Je suppose qu'il aurait pu l'améliorer techniquement, mais il l'a gardé telle quelle, dissonante, sautillante à souhait, et certainement validée par des années de soumission au verdict d'un public de connaisseurs qu'il devait bien faire sourire avec cette version.

Ceci est une constante du jeu et des techniques des bluesmen. Chacun a ses petites manies, ses propres routines qu'il ont mis au point d'oreille pendant des années de formation autodidacte plus ou moins réussie. Et c'est inimitable, c'est un enfer à faire sonner proprement, quant à chanter les paroles dessus, on sombre aisément dans le ridicule le plus achevé.

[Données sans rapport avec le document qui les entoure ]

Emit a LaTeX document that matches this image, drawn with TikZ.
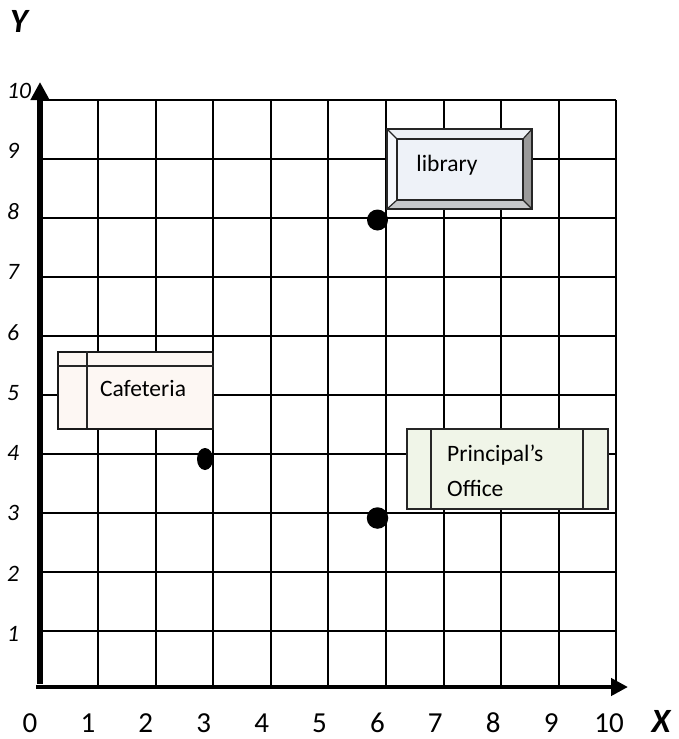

Comme chanter du Brassens, beaucoup s'y sont frottés, très peu ont réussi. On a pu musicalement y apporter un petit plus dans la version jazz de ses airs ou même une version quatuor classique excellente (Roland Dyens, merveilleux guitariste français). Le seul qui à mon goût est vraiment réussi à faire quelque chose de ses chansons est Maxime Le forestier (écoutez la version bossa nova « A la clairefontaine » ou le blues « A l'ombre du cœur de ma mie »). D'ailleurs, il est revenu à des versions « au plus près » du maître lors de sa tournée dédiée à notre bluesman national.

Reste à savourer les rares maîtres es blues dont nous avons gardé le témoignage dans leur jus comme ce Mississippi John Hurt dont le naturel transpire la culture noire américaine et le jeu de guitare est ciselé par des années de pratique.